2015/11/11

<私の復興>家族の日常選び取る

2015年11月11日 河北新報
http://www.kahoku.co.jp/tohokunews/201511/20151111_63023.html

◎震災4年8カ月~自主避難先の山形から再び福島へ 郡山市・中村美紀さん

自宅で4人の子どもたちとくつろぐ美紀さん(右から2人目)。
ママの膝の上で遊ぶ天晴ちゃんを3人の娘がかわいがる=郡山市


東京電力福島第1原発事故の放射能汚染から子どもを守ろうと、原発事故のあった2011年の夏に自ら選択した自主避難生活。夫を福島市に残し、娘3人と母子4人で暮らした山形市での2年7カ月を経て、再び福島に帰る選択をやはり自分で決めた。

14年3月18日、自主避難先のアパートを引き払い、自宅のある福島県郡山市に戻った。引っ越しを翌日に控えた17日深夜、交流サイト「フェイスブック」に「ありがとう、やまがたのみんなへ」と題し避難生活について長文で思いをつづった。

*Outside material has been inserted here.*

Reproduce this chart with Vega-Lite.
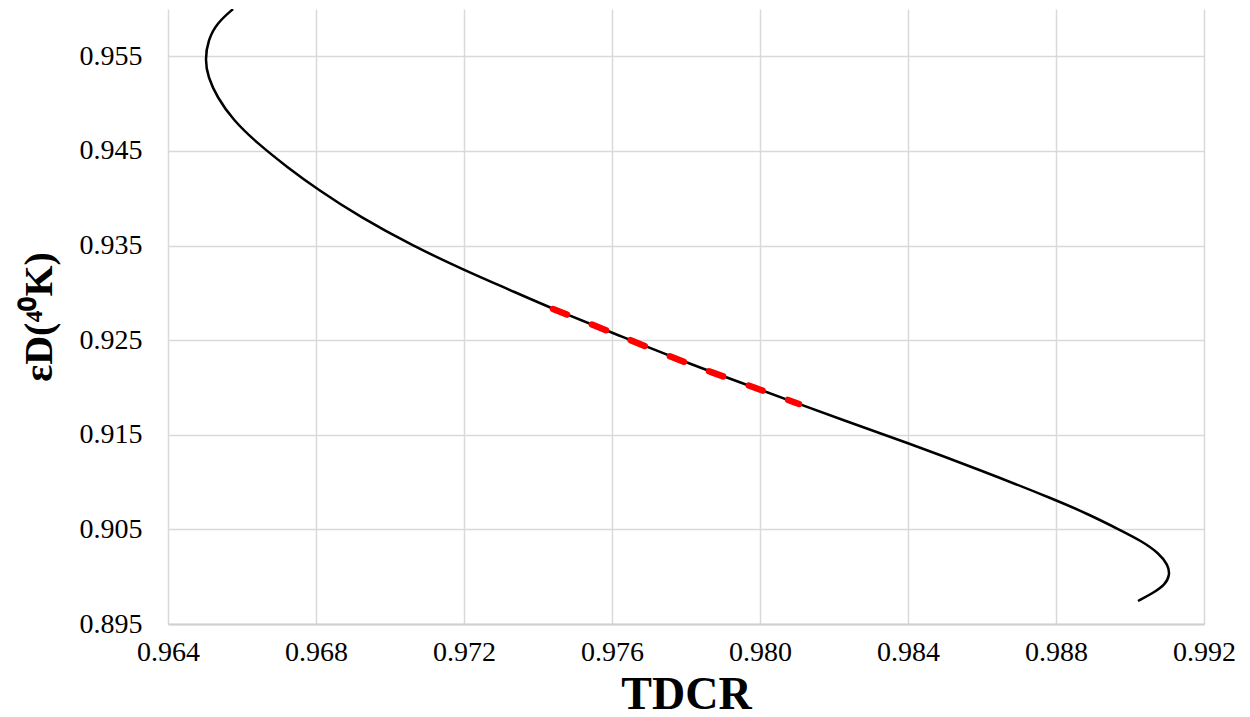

<子どもを守るって、どういうことなんだろう。避難できたからそこで終わるわけでない>
<どの選択をしても、みんな必死に何が自分たち家族にとっての幸せかを考え続けている気がします>…

郡山市での暮らしを再開してちょうど1年半がたったことし9月中旬、夕暮れ時が近づく自宅のリビングルームは、美紀さんの子どもたちが思い思いの時を楽しく過ごしていた。

郡山に戻って間もなく生まれた長男の天晴(たかはる)ちゃん(1)がよちよち歩きしている。3人の娘が温かなまなざしを注ぐ。

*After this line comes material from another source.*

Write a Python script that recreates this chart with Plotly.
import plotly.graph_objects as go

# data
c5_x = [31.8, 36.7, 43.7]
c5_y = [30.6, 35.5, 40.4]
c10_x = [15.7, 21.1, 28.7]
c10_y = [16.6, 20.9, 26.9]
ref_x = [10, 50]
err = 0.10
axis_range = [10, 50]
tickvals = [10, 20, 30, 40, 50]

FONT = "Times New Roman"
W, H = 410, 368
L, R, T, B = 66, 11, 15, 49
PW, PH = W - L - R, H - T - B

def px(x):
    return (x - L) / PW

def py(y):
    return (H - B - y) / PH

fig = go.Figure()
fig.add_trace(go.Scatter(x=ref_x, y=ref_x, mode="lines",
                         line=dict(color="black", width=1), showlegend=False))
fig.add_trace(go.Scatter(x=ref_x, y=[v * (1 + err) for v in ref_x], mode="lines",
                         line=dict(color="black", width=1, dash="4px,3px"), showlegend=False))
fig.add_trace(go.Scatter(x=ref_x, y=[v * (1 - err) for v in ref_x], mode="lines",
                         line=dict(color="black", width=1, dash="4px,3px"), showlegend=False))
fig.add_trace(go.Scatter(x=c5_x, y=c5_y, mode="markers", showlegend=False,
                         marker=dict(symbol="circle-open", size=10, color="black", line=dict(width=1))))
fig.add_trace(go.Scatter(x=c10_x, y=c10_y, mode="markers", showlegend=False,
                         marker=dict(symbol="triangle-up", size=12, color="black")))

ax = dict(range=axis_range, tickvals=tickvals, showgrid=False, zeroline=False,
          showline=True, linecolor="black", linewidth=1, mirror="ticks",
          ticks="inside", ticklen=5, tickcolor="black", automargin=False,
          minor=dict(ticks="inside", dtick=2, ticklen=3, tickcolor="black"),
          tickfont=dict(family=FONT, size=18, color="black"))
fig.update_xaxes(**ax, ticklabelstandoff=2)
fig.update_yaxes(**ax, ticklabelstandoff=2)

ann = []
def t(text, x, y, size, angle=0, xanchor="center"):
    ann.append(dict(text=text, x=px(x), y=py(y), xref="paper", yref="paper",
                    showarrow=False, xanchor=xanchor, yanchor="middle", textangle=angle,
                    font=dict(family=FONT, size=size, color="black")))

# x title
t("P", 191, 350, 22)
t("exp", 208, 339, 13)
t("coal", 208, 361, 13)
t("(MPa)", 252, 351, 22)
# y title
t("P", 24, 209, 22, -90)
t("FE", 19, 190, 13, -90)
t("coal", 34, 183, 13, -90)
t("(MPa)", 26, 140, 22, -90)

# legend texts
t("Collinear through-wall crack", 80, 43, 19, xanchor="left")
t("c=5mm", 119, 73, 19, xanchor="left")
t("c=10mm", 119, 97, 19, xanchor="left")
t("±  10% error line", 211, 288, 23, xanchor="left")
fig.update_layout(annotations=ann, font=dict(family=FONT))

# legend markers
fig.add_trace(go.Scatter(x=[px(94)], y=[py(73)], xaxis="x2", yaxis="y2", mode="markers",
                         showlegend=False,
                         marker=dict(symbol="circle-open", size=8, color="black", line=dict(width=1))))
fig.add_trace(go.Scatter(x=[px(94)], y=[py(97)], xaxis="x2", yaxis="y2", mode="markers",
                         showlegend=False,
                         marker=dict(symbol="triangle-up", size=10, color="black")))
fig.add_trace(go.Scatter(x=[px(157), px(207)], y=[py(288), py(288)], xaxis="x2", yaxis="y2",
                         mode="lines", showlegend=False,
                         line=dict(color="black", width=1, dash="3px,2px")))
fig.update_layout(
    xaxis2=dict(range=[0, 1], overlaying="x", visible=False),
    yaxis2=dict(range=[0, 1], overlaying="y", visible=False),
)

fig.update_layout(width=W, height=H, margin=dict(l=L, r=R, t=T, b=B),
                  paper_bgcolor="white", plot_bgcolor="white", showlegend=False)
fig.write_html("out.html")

娘3人は、11年夏に母子避難した時は3女が現在の天晴ちゃんぐらいの幼児だった。長女は当時小学校3年生。4年8カ月がたち今は中学1年生だ。みんな成長しお姉ちゃんになった。

美紀さんは山形で山形避難者母の会の代表を務めた。自主避難者家族が向き合う難題を先頭に立って世に問い掛けてきた。闘いながら、思いは福島と山形を行き来した。

山形で天晴ちゃんを身ごもって少ししたころ、郡山に戻ろうと決断した。放射線量はだいぶ下がったとはいえ心配が消えたわけでもない。「ちゅうちょした自分もいた」と打ち明ける。

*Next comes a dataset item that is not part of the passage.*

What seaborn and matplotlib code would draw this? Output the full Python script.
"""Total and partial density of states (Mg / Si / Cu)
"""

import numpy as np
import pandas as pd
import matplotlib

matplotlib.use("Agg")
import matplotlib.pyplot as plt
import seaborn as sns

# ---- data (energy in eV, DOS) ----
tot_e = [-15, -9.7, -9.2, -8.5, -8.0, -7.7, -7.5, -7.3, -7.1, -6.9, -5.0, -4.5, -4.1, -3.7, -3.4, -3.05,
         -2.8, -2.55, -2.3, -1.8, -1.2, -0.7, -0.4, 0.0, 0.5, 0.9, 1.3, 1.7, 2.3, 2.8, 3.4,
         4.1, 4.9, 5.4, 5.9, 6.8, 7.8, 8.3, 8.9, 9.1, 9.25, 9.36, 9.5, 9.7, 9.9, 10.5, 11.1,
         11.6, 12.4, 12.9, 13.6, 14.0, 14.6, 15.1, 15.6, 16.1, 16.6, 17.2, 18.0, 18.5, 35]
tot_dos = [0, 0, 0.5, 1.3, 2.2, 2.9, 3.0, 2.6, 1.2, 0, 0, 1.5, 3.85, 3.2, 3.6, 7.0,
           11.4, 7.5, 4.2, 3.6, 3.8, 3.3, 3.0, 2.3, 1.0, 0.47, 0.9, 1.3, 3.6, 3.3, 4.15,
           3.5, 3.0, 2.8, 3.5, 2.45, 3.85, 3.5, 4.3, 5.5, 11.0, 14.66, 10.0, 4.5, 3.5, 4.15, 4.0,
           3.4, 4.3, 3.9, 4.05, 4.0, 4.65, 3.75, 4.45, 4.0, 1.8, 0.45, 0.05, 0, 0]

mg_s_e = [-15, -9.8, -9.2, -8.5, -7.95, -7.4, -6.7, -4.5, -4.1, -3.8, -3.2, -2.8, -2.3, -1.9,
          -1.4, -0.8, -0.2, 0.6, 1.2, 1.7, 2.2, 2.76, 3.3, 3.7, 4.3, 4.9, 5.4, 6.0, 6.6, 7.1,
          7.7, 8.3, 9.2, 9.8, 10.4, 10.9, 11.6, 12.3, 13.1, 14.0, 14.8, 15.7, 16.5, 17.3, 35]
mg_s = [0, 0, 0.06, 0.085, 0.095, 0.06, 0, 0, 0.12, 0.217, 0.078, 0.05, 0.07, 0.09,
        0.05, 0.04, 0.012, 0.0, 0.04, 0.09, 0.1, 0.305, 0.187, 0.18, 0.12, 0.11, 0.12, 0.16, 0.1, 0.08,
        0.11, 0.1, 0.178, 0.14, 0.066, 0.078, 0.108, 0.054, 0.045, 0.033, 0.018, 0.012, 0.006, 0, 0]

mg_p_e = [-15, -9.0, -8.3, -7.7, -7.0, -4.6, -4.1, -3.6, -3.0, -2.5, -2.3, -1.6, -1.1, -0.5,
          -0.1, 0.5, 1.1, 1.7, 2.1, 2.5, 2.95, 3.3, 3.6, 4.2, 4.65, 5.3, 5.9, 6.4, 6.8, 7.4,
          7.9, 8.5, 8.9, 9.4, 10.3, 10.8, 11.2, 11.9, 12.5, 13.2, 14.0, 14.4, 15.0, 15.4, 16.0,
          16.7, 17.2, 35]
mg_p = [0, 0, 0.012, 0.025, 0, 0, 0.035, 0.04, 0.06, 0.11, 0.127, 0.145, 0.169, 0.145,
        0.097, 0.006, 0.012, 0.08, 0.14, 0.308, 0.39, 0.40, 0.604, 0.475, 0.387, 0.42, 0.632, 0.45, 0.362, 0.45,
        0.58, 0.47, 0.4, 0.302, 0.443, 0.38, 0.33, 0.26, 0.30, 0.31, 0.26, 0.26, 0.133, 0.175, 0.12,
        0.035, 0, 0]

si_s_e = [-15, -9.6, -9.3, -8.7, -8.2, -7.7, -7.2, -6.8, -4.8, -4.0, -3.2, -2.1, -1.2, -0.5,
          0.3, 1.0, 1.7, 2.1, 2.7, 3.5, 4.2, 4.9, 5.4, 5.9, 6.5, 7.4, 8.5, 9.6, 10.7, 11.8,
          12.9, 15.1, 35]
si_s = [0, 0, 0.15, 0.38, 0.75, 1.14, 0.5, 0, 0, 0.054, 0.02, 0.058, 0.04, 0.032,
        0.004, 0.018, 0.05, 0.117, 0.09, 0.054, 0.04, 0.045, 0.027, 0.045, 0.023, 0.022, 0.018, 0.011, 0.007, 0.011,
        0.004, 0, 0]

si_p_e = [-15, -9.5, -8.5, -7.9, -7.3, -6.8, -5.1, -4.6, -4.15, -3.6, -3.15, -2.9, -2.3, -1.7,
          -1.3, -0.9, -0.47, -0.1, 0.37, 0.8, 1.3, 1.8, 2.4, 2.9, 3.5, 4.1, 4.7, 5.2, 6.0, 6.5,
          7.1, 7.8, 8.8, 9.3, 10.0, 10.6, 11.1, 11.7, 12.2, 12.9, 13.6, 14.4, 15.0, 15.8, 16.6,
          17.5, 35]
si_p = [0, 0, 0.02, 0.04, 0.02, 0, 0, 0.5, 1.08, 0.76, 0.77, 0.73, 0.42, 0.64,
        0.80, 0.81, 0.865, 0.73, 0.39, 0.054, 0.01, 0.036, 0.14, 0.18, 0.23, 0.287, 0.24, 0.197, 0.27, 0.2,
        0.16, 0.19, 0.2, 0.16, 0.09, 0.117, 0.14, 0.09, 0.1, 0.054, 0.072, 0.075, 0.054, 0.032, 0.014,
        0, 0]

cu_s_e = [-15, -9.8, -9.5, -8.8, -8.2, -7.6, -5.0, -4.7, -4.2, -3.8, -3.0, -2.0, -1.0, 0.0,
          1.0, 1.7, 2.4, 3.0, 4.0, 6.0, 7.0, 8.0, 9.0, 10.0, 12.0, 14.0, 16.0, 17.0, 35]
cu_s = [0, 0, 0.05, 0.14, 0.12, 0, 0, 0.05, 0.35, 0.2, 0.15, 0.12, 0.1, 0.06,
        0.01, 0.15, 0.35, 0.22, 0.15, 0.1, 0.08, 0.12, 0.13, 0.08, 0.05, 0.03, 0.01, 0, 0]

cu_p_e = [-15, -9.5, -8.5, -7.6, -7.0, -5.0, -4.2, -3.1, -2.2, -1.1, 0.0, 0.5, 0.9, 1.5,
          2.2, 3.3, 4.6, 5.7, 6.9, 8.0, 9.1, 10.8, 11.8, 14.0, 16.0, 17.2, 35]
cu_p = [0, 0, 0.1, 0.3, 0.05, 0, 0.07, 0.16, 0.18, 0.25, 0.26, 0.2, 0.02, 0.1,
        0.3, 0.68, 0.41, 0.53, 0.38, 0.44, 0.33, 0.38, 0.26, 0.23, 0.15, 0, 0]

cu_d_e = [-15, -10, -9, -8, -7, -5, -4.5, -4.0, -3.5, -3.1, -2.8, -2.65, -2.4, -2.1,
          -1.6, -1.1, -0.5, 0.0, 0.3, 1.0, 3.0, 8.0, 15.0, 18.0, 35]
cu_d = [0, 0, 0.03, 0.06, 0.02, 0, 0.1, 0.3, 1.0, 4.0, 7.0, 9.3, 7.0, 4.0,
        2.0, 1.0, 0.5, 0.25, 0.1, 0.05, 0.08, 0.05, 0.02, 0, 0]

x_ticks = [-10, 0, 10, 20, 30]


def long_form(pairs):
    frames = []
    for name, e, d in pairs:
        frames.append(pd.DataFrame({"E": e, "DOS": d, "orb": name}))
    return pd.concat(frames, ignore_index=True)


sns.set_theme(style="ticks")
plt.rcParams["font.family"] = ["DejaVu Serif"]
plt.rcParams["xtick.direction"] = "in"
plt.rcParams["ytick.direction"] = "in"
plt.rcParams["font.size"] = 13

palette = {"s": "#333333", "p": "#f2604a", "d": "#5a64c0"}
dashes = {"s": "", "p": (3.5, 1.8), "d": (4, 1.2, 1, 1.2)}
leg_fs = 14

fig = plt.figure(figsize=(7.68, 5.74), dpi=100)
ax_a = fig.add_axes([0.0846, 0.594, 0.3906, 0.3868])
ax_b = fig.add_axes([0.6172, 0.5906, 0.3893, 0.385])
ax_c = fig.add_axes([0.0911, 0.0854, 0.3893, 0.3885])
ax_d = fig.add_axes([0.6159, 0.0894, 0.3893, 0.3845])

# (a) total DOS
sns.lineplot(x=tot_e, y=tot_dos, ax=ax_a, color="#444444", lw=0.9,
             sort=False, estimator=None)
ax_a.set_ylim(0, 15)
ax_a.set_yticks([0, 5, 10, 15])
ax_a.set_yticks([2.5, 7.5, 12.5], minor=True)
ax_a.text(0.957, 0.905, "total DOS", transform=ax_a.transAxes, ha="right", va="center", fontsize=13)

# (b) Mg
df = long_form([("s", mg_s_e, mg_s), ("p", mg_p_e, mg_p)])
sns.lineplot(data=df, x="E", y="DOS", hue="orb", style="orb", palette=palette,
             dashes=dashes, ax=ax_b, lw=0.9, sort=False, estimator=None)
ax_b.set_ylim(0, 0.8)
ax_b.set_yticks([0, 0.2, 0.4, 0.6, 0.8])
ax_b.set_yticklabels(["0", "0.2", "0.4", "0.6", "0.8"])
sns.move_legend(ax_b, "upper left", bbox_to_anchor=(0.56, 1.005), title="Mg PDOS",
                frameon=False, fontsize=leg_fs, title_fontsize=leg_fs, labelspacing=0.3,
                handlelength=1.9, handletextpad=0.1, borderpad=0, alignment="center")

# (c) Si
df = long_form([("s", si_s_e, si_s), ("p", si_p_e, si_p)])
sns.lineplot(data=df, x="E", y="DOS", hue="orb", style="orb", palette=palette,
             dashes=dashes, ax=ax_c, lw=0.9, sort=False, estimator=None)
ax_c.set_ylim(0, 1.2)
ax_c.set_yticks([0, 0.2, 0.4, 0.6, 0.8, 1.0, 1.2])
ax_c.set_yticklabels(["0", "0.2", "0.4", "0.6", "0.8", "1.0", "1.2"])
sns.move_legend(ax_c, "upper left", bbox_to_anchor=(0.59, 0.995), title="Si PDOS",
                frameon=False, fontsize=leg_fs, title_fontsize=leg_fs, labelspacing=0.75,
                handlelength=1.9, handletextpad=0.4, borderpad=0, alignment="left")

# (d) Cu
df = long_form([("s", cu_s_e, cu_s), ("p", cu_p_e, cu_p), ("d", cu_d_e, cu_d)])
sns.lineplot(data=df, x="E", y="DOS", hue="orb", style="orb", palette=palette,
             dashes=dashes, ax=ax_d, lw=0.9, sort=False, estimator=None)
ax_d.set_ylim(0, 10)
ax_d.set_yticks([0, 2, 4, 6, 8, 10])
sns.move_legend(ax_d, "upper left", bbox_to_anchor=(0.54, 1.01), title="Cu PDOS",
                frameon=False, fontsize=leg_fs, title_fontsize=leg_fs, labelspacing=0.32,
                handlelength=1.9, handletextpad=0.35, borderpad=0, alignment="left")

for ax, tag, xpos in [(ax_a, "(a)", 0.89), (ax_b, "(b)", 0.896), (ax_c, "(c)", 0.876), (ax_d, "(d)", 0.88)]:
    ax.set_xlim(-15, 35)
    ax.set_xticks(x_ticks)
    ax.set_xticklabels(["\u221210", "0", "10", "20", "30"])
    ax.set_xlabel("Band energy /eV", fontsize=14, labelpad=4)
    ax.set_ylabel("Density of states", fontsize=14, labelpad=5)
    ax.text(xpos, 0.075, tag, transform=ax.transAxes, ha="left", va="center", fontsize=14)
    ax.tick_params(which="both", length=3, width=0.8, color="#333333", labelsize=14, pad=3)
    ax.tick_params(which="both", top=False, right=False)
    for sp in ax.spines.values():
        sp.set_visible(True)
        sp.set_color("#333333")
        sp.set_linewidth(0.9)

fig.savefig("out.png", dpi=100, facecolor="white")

あえて福島に帰り第4子を産むという選択。決断の大きな理由を語る。「ここ福島で恋愛して結婚して、安心して産み育てていけるということを自分の実践で娘たちに見せたい」

山形で出会った多くの人に支えられ山形を大好きになったが、それでも自分はあくまでも福島人だとの思いもあった。

いろいろなことに折り合いをつけた。家族の「日常」を選び取った。

自主避難していたころ、仕事が休みの日に山形にやって来るパパが福島に戻る時、娘たちは泣いた。今もパパは福島市での単身赴任生活だが、赴任先に戻る時は笑顔で送り出す。そうした日々の家族の光景に、日常が戻ってきたことのありがたさを実感している。(松田博英)

●私の復興度・・・8割方
不安には向き合い尽くした。自ら避難を選択するほどだったわけだけれど、時がたち、原発事故から間もない時期に考えたよりはだいぶ良くなっている。日々の暮らしの中で非日常のウエートがかなり少なくなった。私の幸せの基本は「家」。アイデンティティーを育ててくれた所の大切さを感じる。私個人としては日常が8割方戻った。